# WCS Rally at masterPeace



## krandall (Jun 11, 2009)

Kodi had a great day with a QQQ, a 201 in level 1, a 208 (1st place) in level 2, and a 206 (3rd place) in level 3. Our second MMX leg!


----------



## puppy-love (Nov 9, 2012)

Congratulations!

Sent from Petguide.com Free App


----------



## Ruthiec (Jun 18, 2013)

Karen that was brilliant to watch, well done to both of you. Just one question. When Kodi jumps up by your side, is that part of the requirement or just natural exuberance?


----------



## BFrancs (May 17, 2012)

not sure what "QQQ, a 201 in level 1, a 208 (1st place) in level 2, and a 206 (3rd place) in level 3" means … but still love the videos!!


----------



## whimsy (Apr 3, 2010)

way to go Karen and Kodi!! Always fun to watch you two work together!


----------



## krandall (Jun 11, 2009)

Ruthiec said:


> Karen that was brilliant to watch, well done to both of you. Just one question. When Kodi jumps up by your side, is that part of the requirement or just natural exuberance?

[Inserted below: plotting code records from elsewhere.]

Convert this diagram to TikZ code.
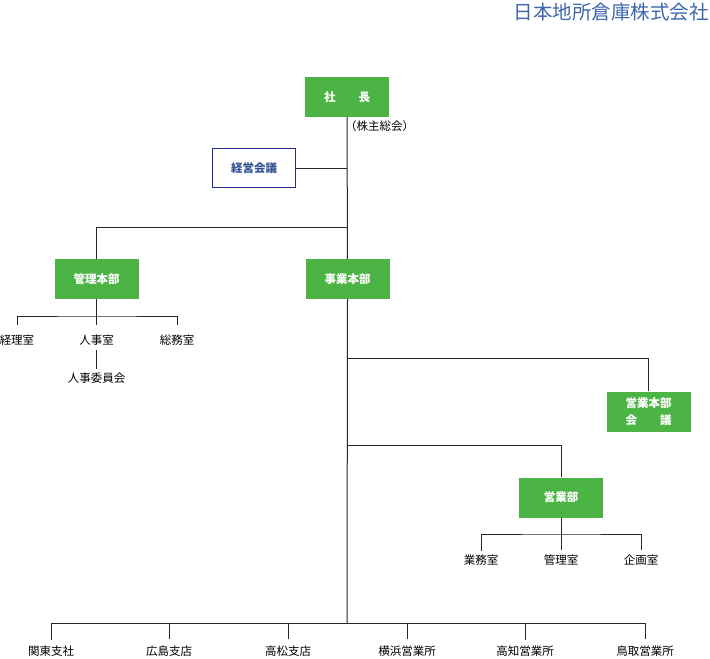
\documentclass[tikz,border=0pt]{standalone}
\usepackage{fontspec}
\setmainfont{Noto Sans CJK JP}
\usetikzlibrary{calc}
\definecolor[named]{OrgGreen}{RGB}{76,180,68}
\definecolor[named]{OrgBlue}{RGB}{40,46,150}
\definecolor[named]{OrgText}{RGB}{52,84,150}
\definecolor[named]{TitleBlue}{RGB}{62,102,172}
\newcommand{\orgfont}{\fontsize{11.5}{16.5}\selectfont}
\tikzset{
  unit/.style={fill=OrgGreen,text=white,font=\orgfont\bfseries,
    minimum width=84pt,minimum height=40pt,inner sep=0pt,align=center},
  council/.style={draw=OrgBlue,line width=0.9pt,fill=white,text=OrgText,
    font=\orgfont\bfseries,minimum width=83pt,minimum height=39pt,inner sep=0pt},
  room/.style={font=\orgfont,inner sep=0pt},
  link/.style={line width=1pt,black!85},
}

\begin{document}
\begin{tikzpicture}[x=1pt,y=-1pt]
  \useasboundingbox (0,0) rectangle (710,659);

  \node[anchor=east,text=TitleBlue,font=\fontsize{19.5}{22}\selectfont,inner sep=0pt]
    (title) at (709,12) {日本地所倉庫株式会社};

  % top
  \node[unit] (pres) at (347,97) {社　　長};
  \node[room,anchor=west] (share) at (345,126) {（株主総会）};
  \node[council] (keiei) at (254,168) {経営会議};
  \node[unit] (kanri) at (96.5,279) {管理本部};
  \node[unit] (jigyo) at (347.5,279) {事業本部};

  \coordinate (fork1) at (347,227);
  \coordinate (fork2) at (347,358);
  \coordinate (fork3) at (347,445);
  \coordinate (bus) at (347,623);

  \draw[link] (pres) -- (jigyo);
  \draw[link] (keiei.east) -- (keiei.east -| pres);
  \draw[link] (kanri.north) |- (fork1);

  % kanri
  \node[room] (keiri) at (17,340.5) {経理室};
  \node[room] (jinji) at (96.5,340.5) {人事室};
  \node[room] (somu) at (177,340.5) {総務室};
  \node[room] (iinkai) at (96.5,378) {人事委員会};
  \coordinate (kbus) at (96.5,316);
  \draw[link,shorten >=10pt] (kanri.south) -- (jinji.north);
  \draw[link,shorten <=10pt,shorten >=10pt] (keiri.north) |- (kbus) -| (somu.north);
  \draw[link,shorten <=4pt,shorten >=3pt] (jinji.south) -- (iinkai.north);

  % eigyo
  \node[unit] (ekaigi) at (648.5,411.5) {営業本部\\会　　議};
  \node[unit] (eigyo) at (561,497.5) {営業部};
  \draw[link] (fork2) -| (ekaigi.north);
  \draw[link] (fork3) -| (eigyo.north);

  \node[room] (gyomu) at (481,560) {業務室};
  \node[room] (ekanri) at (561,560) {管理室};
  \node[room] (kikaku) at (641,560) {企画室};
  \coordinate (ebus) at (561,534);
  \draw[link,shorten >=4pt] (eigyo.south) -- (ekanri.north);
  \draw[link,shorten <=4pt,shorten >=4pt] (gyomu.north) |- (ebus) -| (kikaku.north);

  % branches
  \draw[link] (jigyo.south) -- (bus);
  \foreach \x/\name [count=\i] in {51/関東支社,169/広島支店,288/高松支店,
      407/横浜営業所,525/高知営業所,645/鳥取営業所} {
    \node[room] (office\i) at (\x,651) {\name};
    \draw[link,shorten >=6pt] (bus -| office\i) -- (office\i.north);
  }
  \draw[link] (bus -| office1) -- (bus -| office6);
\end{tikzpicture}
\end{document}
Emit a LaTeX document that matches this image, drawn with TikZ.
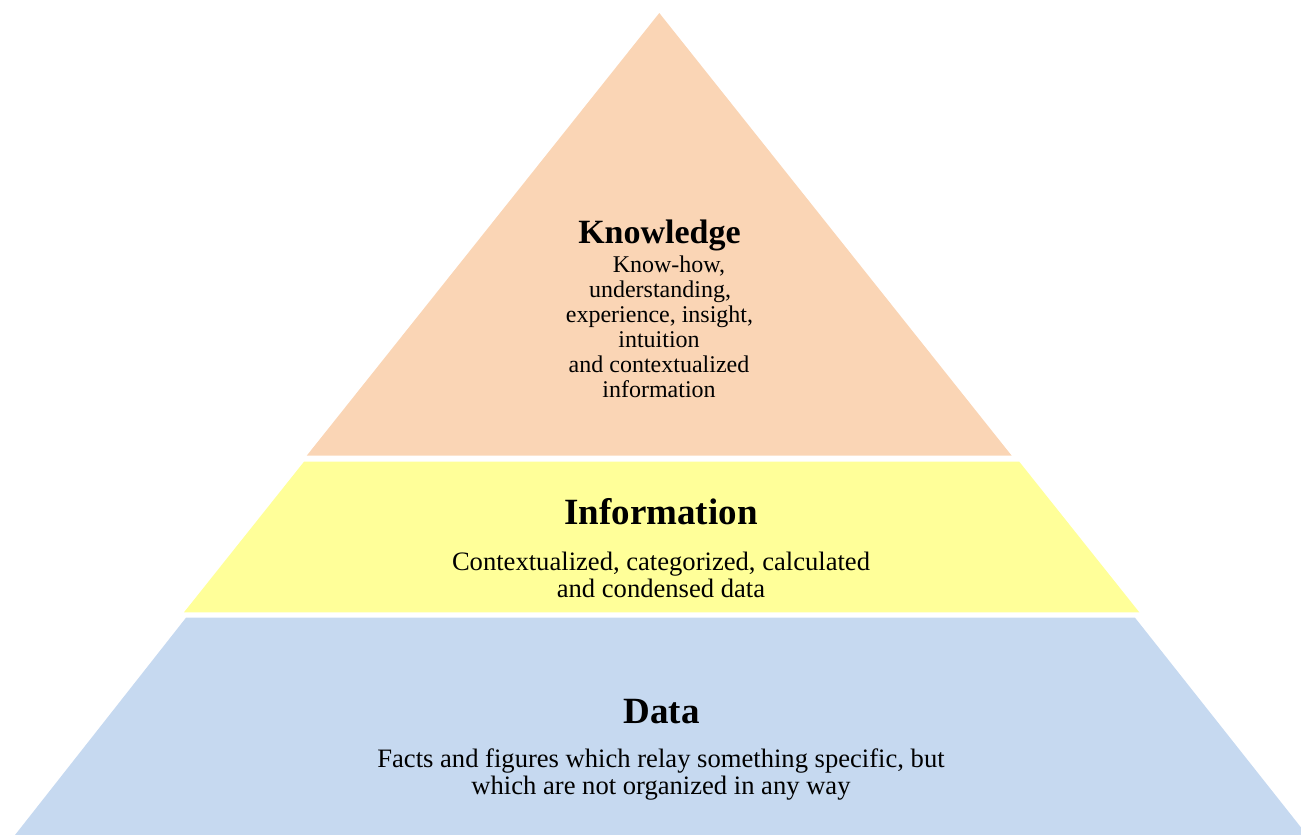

The requirement is just to return to heel. His "flying finish" is his own interpretation. . Sometimes people teach their dogs to do a "pop" finish but with Kodi, it's natural. In the beginning, he used to jump ON me when he did it. (He also would jump on me in fronts, particularly at the end of a recall). That's points off if they jump on you... Can you just imagine if a Labrador did that?!?!?  But fortunately, he's learned to control himself better, and can do his flying finishes without slamming me in the process!


----------



## sandypaws (Aug 8, 2012)

Great job, again, guys. :drum:


----------



## krandall (Jun 11, 2009)

BFrancs said:


> not sure what "QQQ, a 201 in level 1, a 208 (1st place) in level 2, and a 206 (3rd place) in level 3" means &#8230; but still love the videos!!


Kodi is working on his Master Champion title, "MX", in World Cynosport Rally. (Was APDT Rally). To earn this title, he must have eraned all lower titles, and then must "Q" (qualify) in all three levels at the same trial 10 times, with scores no lower than 195 out of 210 on any "leg". A QQQ is a "leg". Kodi just started working on his MX at his last trial, and has now earned two "legs".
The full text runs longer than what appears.